Metz – Barcelone : 2-4
Mercredi 19 septembre 1984 (Stade Saint-Symphorien) 1/32e de finale aller de la Coupe des Vainqueurs de Coupes
Buts pour Metz : Kurbos (44°), Rohr (85°, sp) ; Buts pour Barcelone : Sonor (12°, csc), Schuster (47°), Calderé (53°), Carrasco (64°).
L’équipe messine : Ettorre, Colombo (Lowitz, 62°), Zappia, Barraja, Sonor, Rohr, Bracigliano, Bernad, Hinschberger (Deza, 77°), Kurbos, Bocandé.

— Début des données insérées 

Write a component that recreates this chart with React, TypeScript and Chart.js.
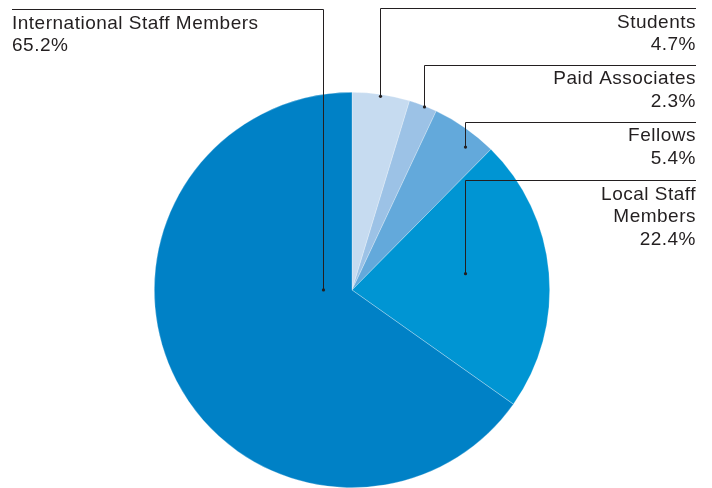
import React, { useEffect, useRef } from "react";
import { Chart, registerables } from "chart.js";

Chart.register(...registerables);

const categories = ["Students", "Paid Associates", "Fellows", "Local Staff Members", "International Staff Members"];
const values = [4.7, 2.3, 5.4, 22.4, 65.2];
const valueLabels = ["4.7%", "2.3%", "5.4%", "22.4%", "65.2%"];
const labelLines = [["Students"], ["Paid Associates"], ["Fellows"], ["Local Staff", "Members"], ["International Staff Members"]];
const colors = ["#c6dbf0", "#9cc2e6", "#63a9db", "#0095d3", "#0081c6"];

// leader anchor inside slice: fraction of slice angle, fraction of radius
const anchorAngleFrac = [0.485, 0.55, 0.67, 0.46, 0.617];
const anchorRadiusFrac = [0.99, 0.995, 0.92, 0.576, 0.146];
// label layout: y of the horizontal leader line, side
const lineY = [8, 64.5, 121.5, 180, 9];
const side = ["right", "right", "right", "right", "left"];

const TEXT_RIGHT = 696;
const TEXT_LEFT = 12;
const FONT = "19px 'Liberation Sans', Arial, sans-serif";
const INK = "#231f20";
const LINE_H = 22.7;
const BASE_OFF = 19.5;

const leaderPlugin = {
  id: "leaders",
  afterDraw(chart: any) {
    const ctx = chart.ctx;
    const meta = chart.getDatasetMeta(0);
    ctx.save();
    ctx.strokeStyle = INK;
    ctx.fillStyle = INK;
    ctx.lineWidth = 1;
    ctx.font = FONT;
    ctx.textBaseline = "alphabetic";
    meta.data.forEach((arc: any, i: number) => {
      const p = arc.getProps(["x", "y", "startAngle", "endAngle", "outerRadius"], true);
      const a = p.startAngle + (p.endAngle - p.startAngle) * anchorAngleFrac[i];
      const r = p.outerRadius * anchorRadiusFrac[i];
      const ax = Math.round(p.x + Math.cos(a) * r) + 0.5;
      const ay = p.y + Math.sin(a) * r;
      const ly = Math.round(lineY[i]) + 0.5;
      const endX = side[i] === "right" ? TEXT_RIGHT : TEXT_LEFT;
      ctx.beginPath();
      ctx.moveTo(ax, ay);
      ctx.lineTo(ax, ly);
      ctx.lineTo(endX, ly);
      ctx.stroke();
      ctx.beginPath();
      ctx.arc(ax, ay, 1.6, 0, Math.PI * 2);
      ctx.fill();
      ctx.textAlign = side[i] === "right" ? "right" : "left";
      (ctx as any).letterSpacing = "0.5px";
      const lines = [...labelLines[i], valueLabels[i]];
      lines.forEach((t, k) => {
        ctx.fillText(t, endX, lineY[i] + BASE_OFF + k * LINE_H);
      });
      (ctx as any).letterSpacing = "0px";
    });
    ctx.restore();
  },
};

export default function App() {
  const ref = useRef<HTMLCanvasElement>(null);
  useEffect(() => {
    document.body.style.margin = "0";
    const chart = new Chart(ref.current!, {
      type: "pie",
      data: {
        labels: categories,
        datasets: [
          {
            data: values,
            backgroundColor: colors,
            borderColor: "rgba(255,255,255,0.45)",
            borderWidth: 0.6,
          },
        ],
      },
      options: {
        animation: false,
        responsive: false,
        layout: { padding: { top: 92, bottom: 0, left: 154, right: 162 } },
        plugins: { legend: { display: false }, tooltip: { enabled: false } },
      },
      plugins: [leaderPlugin],
    });
    return () => chart.destroy();
  }, []);
  return (
    <div style={{ width: 712, height: 488 }}>
      <canvas ref={ref} width={712} height={488} style={{ display: "block" }} />
    </div>
  );
}
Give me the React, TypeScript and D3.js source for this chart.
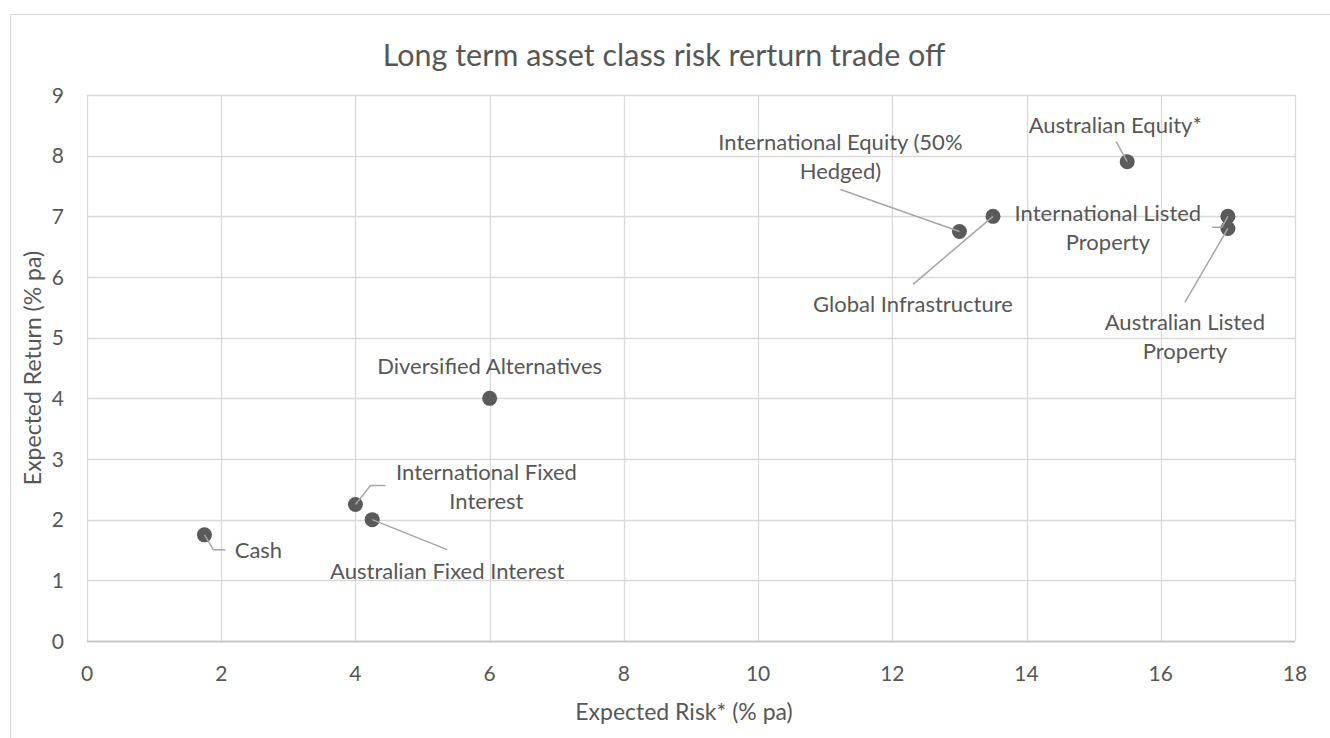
import * as d3 from "d3"

const assetNames = [
  "Cash",
  "International Fixed Interest",
  "Australian Fixed Interest",
  "Diversified Alternatives",
  "International Equity (50% Hedged)",
  "Global Infrastructure",
  "Australian Equity*",
  "International Listed Property",
  "Australian Listed Property",
]
const expectedRisk = [1.75, 4, 4.25, 6, 13, 13.5, 15.5, 17, 17]
const expectedReturn = [1.75, 2.25, 2, 4, 6.75, 7, 7.9, 7, 6.8]

const xTicks = [0, 2, 4, 6, 8, 10, 12, 14, 16, 18]
const yTicks = [0, 1, 2, 3, 4, 5, 6, 7, 8, 9]

// label layout: text lines, text centre offset from the marker, leader line points
const labelLines = [
  ["Cash"],
  ["International Fixed", "Interest"],
  ["Australian Fixed Interest"],
  ["Diversified Alternatives"],
  ["International Equity (50%", "Hedged)"],
  ["Global Infrastructure"],
  ["Australian Equity*"],
  ["International Listed", "Property"],
  ["Australian Listed", "Property"],
]
const labelOffset: [number, number][] = [
  [54, 15],
  [131, -32],
  [75, 51],
  [0, -32],
  [-119, -89],
  [-80, 88],
  [-12, -37],
  [-120, -3],
  [-43, 94],
]
const leaders: [number, number][][] = [
  [[0, 0], [9, 15], [21, 15]],
  [[0, 0], [15, -19], [30, -19]],
  [[0, 0], [75, 30]],
  [],
  [[0, 0], [-119, -42]],
  [[0, 0], [-80, 68]],
  [[0, 0], [-11, -20]],
  [[0, 0], [-6, 11], [-16, 11]],
  [[0, 0], [-43, 74]],
]

const W = 1330
const H = 738
const left = 87
const right = 1295
const top = 95
const bottom = 641
const FONT = "Lato, 'Open Sans', sans-serif"
const TEXT = "#575757"

const App = () => {
  const x = d3.scaleLinear().domain([0, 18]).range([left, right])
  const y = d3.scaleLinear().domain([0, 9]).range([bottom, top])
  const line = d3.line()

  return (
    <div style={{ position: "fixed", left: 0, top: 0 }}>
      <svg width={W} height={H} style={{ display: "block", background: "#fff" }}>
        <rect x={10.5} y={14.5} width={1340} height={760} fill="#fff" stroke="#d9d9d9" />

        <text x={664} y={66} textAnchor="middle" fontFamily={FONT} fontSize={30.5} fill={TEXT}>
          Long term asset class risk rerturn trade off
        </text>

        <g>
          {yTicks.map((t) => (
            <line key={"h" + t} x1={left} x2={right} y1={Math.round(y(t)) + 0.5} y2={Math.round(y(t)) + 0.5} stroke="#d9d9d9" strokeWidth={1.3} />
          ))}
          {xTicks.map((t) => (
            <line key={"v" + t} y1={top} y2={bottom} x1={Math.round(x(t)) + 0.5} x2={Math.round(x(t)) + 0.5} stroke="#d9d9d9" strokeWidth={1.3} />
          ))}
          <line x1={left} x2={right} y1={Math.round(y(0)) + 0.5} y2={Math.round(y(0)) + 0.5} stroke="#bfbfbf" strokeWidth={1.5} />
        </g>

        <g fontFamily={FONT} fontSize={21} fill={TEXT}>
          {yTicks.map((t) => (
            <text key={"yl" + t} x={64} y={y(t)} dy="0.36em" textAnchor="end">
              {t}
            </text>
          ))}
          {xTicks.map((t) => (
            <text key={"xl" + t} x={x(t)} y={673} dy="0.36em" textAnchor="middle">
              {t}
            </text>
          ))}
        </g>

        <text x={(left + right) / 2 - 7} y={712} dy="0.36em" textAnchor="middle" fontFamily={FONT} fontSize={23} fill={TEXT}>
          Expected Risk* (% pa)
        </text>
        <text
          transform={`translate(33,${(top + bottom) / 2}) rotate(-90)`}
          dy="0.36em"
          textAnchor="middle"
          fontFamily={FONT}
          fontSize={23}
          fill={TEXT}
        >
          Expected Return (% pa)
        </text>

        <g>
          {assetNames.map((n, i) => (
            <circle key={n} cx={x(expectedRisk[i])} cy={y(expectedReturn[i])} r={7.5} fill="#5a5a5a" />
          ))}
        </g>

        <g fill="none" stroke="#a6a6a6" strokeWidth={1.5}>
          {assetNames.map((n, i) =>
            leaders[i].length ? (
              <path
                key={n}
                d={line(leaders[i].map(([dx, dy]) => [x(expectedRisk[i]) + dx, y(expectedReturn[i]) + dy]) as [number, number][]) || ""}
              />
            ) : null
          )}
        </g>

        <g fontFamily={FONT} fontSize={22} fill={TEXT} textAnchor="middle">
          {assetNames.map((n, i) => {
            const cx = x(expectedRisk[i]) + labelOffset[i][0]
            const cy = y(expectedReturn[i]) + labelOffset[i][1]
            return (
              <text key={n} x={cx} y={cy}>
                {labelLines[i].map((l, j) => (
                  <tspan key={j} x={cx} dy={j === 0 ? "0.36em" : 29}>
                    {l}
                  </tspan>
                ))}
              </text>
            )
          })}
        </g>
      </svg>
    </div>
  )
}

export default App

Entraîneur : Marcel Husson.

Barcelone – Metz : 1-4
Mercredi 3 octobre 1984 (Camp Nou) 1/32e de finale retour de la Coupe des Vainqueurs de Coupes
Buts pour Metz : Kurbos (38°), Sanchez (39°, csc), Kurbos (55°), Kurbos (85°) ; But pour Barcelone : Carrasco (33°).
L’équipe messine : Ettorre, Lowitz, Zappia, Barraja (Pauk, 60°), Sonor (Colombo, 52°), Rohr, Bracigliano, Bernad, Hinschberger, Kurbos, Bocandé. Entraîneur : Marcel Husson.